2009年4月30日木曜日

イタロ・カルヴィーノ 『見えない都市』

現代イタリア文学を代表し、今も世界的に注目され続けるカルヴィーノの名作。ヴェネツィア生まれの商人の息子マルコ・ポーロがフビライ汗の寵臣となって、さまざまな空想都市の奇妙で不思議な報告を行なう。七十の丸屋根が輝くおとぎ話の世界そのままの都や、オアシスの都市、現代の巨大都市を思わせる連続都市、無形都市など、どこにもない国を描く幻想小説。

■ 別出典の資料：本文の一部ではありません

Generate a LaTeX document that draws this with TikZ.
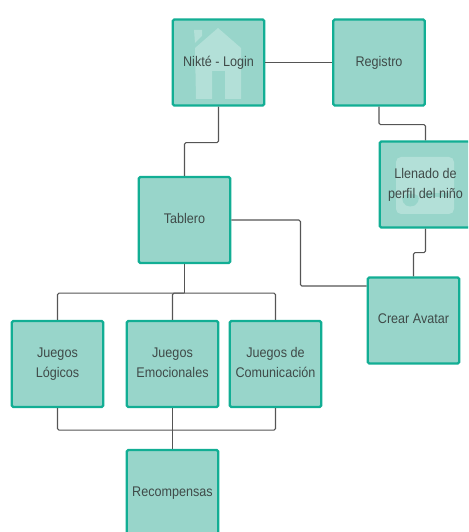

マルコ・ポーロとフビライ汗の間で交わされる、都市を巡る55の物語。マルコの寓話的かつ幻想的な語らいに、時に没入し時に突き放される。そんな経験を繰り返しながら気づいたら読み終えていました。確かに奇妙な小説です。その幾何学的な構成にしても、登場する都市にしても。アルミニウムの屋根や蒸気船や、挙句の果てには空港まで登場するわけですから。「都市」なるものが何なのか、私たちの多くが住まうこの都市とは何なのか。グローバル・シティの画一性について思いを馳せているわけではありませんが、そんなことを思ったりしました。
この小説の面白さ、それは都市を語りながら、現実/幻想、生/死、存在/不在、記憶/忘却などの図式を解体していく語りそのものにあるのではないでしょうか。マルコがある都市を旅行し、それを報告をフビライに報告するというスタイルは、報告が進んでいくに連れて解体していきます。つまり、報告そのものによってその様態が掘り崩されている、けれども表面的には最後までそうしたスタイルで物語が進み続ける。これは一体何なんだろう、と。マルコが述べているのは、彼の幻想の中で練り上げられた都市の報告です。あるいはその幻想のなかには彼だけでなくフビライもともにあるのかもしれませんが。彼は現実に旅行し、現実の都市を報告しているわけではない。自明なことですがこれがこの小説の前提です。いうなれば彼は「幻想」を旅行し、それを報告している。あるいはヴェネツィアについて言及する箇所で触れられるように、その「幻想」は自律したものではなくて、彼自身の記憶にも根ざしている。更に言えば、フビライのアトラスには今日の都市の様子すら描かれているように、あるいはマルコの語らいで飛行機などが登場するようにそれは未来をも含んでいる。不思議としかいいようのない話ですが。そうした全てをひっくるめた「幻想」をマルコは旅し、それを報告するわけです。しかし、55の都市を幻想のなかから引っ張り出してくるのは簡単な作業ではない。読み進めていくにつれて、マルコは55の都市の有様を語っているようで、実は「1つの都市」を様々な観点から観察し、そのディテールを誇張して報告しているのではないか、とか思ったりもしました。そうした「1つの都市」(大文字の都市といってもいいですが)に含まれる多様な側面、特異点、そこにズームアップし誇張することで都市を想像する。あるいは都市そのものが「生き物」のように変化し続けることを考えればその進化の可能性の「種」を見出し、それを発芽させることで物語る。そういうこととしても理解できるのかな、と。深読みか誤読か、恐らく後者でしょうけど。

しかし、まぁ面白いですよね。読んでいて思わず線を引きたくなるような一文があったりして。こういう本ってずっと手元に置いていたいなぁと思います。